Locate every line in the records below that contains the word "this", and copy each one.

Dataset rows
##############################

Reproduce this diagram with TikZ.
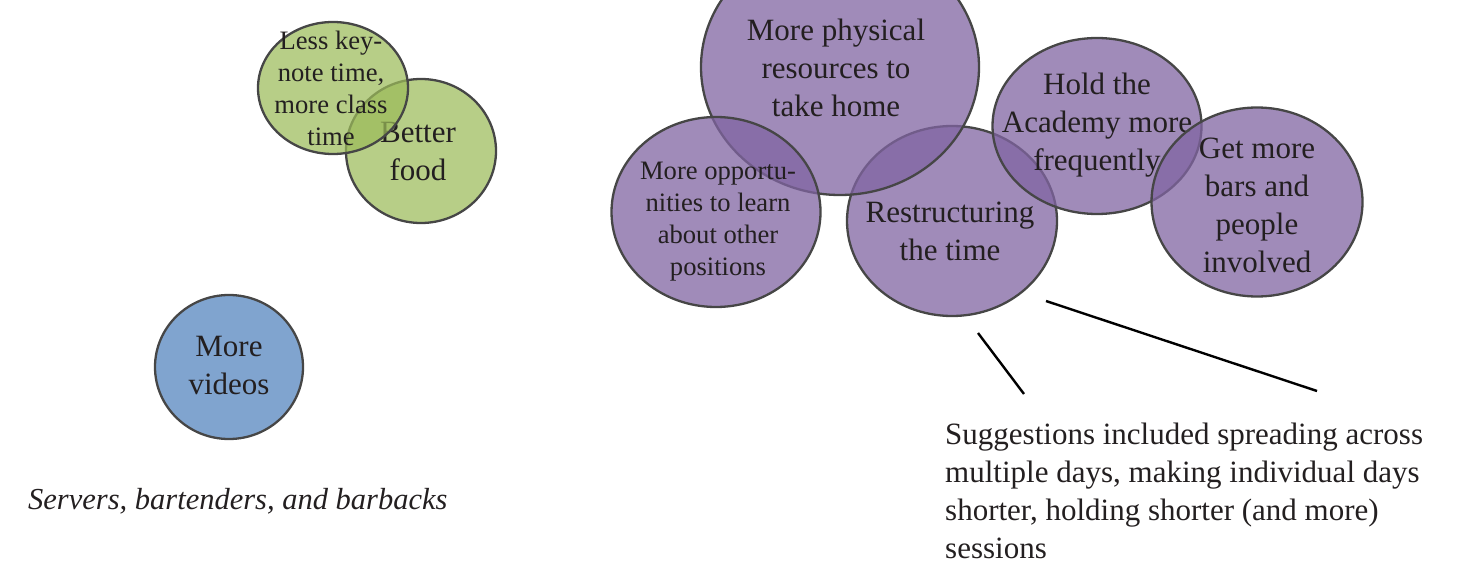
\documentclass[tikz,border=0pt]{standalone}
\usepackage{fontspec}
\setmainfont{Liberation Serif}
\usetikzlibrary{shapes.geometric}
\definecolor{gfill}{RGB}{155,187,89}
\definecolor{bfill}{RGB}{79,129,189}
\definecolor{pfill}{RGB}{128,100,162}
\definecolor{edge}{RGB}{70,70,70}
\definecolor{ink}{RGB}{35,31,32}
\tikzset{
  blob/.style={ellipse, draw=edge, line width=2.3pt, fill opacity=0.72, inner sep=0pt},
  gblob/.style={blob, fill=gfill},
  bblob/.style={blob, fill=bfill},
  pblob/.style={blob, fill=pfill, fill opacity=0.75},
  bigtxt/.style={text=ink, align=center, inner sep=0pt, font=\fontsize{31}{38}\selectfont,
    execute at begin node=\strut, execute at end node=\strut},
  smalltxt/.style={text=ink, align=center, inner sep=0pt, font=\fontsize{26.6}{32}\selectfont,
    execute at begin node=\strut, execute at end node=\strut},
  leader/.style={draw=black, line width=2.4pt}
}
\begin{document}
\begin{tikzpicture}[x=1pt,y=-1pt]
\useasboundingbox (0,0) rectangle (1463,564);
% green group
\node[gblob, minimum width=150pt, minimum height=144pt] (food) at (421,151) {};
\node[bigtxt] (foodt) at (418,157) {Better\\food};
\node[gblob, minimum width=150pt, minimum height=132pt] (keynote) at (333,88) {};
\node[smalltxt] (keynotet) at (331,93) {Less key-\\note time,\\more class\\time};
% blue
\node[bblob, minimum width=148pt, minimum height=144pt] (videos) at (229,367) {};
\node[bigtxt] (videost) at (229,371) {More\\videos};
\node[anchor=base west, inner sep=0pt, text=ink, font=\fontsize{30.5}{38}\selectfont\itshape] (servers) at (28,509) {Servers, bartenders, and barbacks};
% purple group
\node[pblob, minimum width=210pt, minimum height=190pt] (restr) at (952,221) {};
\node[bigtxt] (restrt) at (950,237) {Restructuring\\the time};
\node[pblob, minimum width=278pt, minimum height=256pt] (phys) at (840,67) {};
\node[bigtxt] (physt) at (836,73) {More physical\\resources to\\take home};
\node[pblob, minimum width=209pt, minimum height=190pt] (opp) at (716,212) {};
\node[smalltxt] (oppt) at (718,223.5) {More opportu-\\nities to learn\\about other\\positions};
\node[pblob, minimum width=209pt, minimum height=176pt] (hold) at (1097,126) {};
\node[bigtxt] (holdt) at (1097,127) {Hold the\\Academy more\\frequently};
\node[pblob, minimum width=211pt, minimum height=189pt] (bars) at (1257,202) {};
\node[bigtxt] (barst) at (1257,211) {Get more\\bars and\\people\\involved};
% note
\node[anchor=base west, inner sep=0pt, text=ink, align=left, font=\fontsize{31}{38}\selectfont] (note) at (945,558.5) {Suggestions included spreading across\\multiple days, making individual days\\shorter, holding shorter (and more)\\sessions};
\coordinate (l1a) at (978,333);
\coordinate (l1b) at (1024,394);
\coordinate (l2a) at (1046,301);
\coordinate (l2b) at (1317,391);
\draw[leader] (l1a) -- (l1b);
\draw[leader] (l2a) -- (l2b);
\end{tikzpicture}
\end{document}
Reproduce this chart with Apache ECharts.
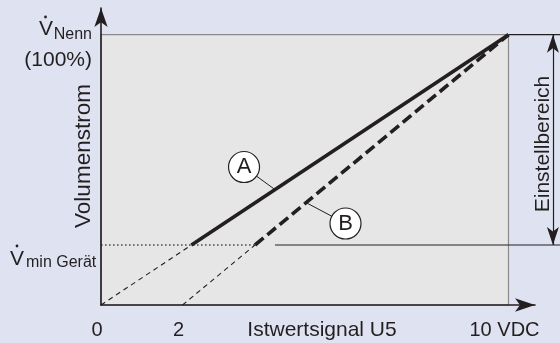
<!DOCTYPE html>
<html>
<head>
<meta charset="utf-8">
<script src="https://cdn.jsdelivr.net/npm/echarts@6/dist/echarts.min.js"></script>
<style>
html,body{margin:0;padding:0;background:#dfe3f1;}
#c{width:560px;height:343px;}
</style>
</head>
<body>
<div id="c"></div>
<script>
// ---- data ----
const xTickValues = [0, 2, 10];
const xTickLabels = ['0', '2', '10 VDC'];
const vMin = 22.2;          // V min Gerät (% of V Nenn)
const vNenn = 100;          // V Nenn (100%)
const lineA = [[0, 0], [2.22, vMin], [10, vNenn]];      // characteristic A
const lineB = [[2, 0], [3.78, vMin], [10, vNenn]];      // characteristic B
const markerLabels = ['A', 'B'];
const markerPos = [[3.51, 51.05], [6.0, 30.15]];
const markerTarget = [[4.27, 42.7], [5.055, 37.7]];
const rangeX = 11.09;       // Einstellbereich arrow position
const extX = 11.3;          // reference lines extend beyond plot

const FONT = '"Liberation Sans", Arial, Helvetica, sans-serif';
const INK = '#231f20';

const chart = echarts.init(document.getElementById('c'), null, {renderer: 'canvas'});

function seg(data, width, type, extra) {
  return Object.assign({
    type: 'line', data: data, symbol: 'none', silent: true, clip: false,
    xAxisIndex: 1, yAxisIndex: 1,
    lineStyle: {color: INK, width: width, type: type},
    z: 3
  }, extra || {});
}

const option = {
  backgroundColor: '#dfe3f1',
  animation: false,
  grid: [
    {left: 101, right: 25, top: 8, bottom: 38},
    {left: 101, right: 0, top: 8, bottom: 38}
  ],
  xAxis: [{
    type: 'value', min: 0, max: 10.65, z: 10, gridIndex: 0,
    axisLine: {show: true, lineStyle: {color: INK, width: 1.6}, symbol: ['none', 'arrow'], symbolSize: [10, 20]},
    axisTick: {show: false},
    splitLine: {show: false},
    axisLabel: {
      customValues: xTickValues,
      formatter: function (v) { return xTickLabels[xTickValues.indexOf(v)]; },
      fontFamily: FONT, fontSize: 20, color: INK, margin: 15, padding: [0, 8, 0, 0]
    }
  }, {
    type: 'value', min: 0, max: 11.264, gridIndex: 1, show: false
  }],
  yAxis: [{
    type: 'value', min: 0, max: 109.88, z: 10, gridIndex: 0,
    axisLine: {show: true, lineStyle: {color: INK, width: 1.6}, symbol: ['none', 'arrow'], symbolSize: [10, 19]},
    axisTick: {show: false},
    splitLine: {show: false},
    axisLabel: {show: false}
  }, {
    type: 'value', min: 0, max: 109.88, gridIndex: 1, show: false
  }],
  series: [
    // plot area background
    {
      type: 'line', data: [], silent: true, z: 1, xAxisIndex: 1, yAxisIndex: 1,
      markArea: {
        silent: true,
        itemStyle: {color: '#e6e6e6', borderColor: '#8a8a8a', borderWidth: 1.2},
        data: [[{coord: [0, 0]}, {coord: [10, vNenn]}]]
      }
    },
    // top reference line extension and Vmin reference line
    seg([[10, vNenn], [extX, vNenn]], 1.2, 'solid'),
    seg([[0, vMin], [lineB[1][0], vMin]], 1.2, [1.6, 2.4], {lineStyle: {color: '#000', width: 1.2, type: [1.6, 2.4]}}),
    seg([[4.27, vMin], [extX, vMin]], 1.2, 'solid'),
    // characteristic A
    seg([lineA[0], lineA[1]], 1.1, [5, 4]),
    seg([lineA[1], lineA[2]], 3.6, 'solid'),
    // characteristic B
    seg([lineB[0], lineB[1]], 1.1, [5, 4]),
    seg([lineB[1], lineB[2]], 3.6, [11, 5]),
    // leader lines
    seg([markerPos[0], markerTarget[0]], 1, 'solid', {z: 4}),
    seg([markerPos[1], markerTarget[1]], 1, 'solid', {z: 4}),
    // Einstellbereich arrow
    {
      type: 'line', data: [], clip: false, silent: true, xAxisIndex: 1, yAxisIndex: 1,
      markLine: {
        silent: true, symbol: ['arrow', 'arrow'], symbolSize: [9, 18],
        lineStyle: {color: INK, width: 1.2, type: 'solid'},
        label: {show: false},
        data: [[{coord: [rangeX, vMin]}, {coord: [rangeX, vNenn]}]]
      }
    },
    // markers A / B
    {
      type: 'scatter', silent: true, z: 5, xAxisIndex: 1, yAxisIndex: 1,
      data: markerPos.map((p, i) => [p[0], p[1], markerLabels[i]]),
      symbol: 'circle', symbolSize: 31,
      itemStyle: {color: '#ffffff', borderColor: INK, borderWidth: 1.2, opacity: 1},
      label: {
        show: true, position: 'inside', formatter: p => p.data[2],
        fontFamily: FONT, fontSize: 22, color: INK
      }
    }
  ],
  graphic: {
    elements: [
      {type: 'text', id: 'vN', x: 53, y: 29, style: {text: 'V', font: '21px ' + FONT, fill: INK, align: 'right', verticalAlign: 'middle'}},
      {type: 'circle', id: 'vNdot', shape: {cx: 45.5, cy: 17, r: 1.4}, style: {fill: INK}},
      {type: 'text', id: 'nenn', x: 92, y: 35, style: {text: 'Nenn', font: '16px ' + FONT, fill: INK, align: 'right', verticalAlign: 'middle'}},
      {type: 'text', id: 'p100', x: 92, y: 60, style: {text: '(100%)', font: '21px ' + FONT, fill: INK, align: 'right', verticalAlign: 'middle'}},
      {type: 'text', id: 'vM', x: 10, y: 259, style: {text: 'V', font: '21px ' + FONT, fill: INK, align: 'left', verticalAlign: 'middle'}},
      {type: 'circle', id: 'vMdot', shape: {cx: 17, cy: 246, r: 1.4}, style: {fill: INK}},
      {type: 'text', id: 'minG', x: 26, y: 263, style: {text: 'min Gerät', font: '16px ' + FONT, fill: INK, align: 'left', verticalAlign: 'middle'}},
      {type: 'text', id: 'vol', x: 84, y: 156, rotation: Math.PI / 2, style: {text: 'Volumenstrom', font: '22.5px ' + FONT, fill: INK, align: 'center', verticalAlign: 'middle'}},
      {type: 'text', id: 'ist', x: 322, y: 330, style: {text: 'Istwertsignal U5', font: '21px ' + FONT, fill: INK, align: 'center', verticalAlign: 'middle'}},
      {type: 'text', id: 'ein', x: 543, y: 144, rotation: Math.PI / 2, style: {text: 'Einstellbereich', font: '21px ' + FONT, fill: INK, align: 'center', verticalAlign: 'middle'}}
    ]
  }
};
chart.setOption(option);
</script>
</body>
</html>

##############################

_Exercise solution:_
Reproduce this diagram with TikZ.
Reproduce this chart with Apache ECharts.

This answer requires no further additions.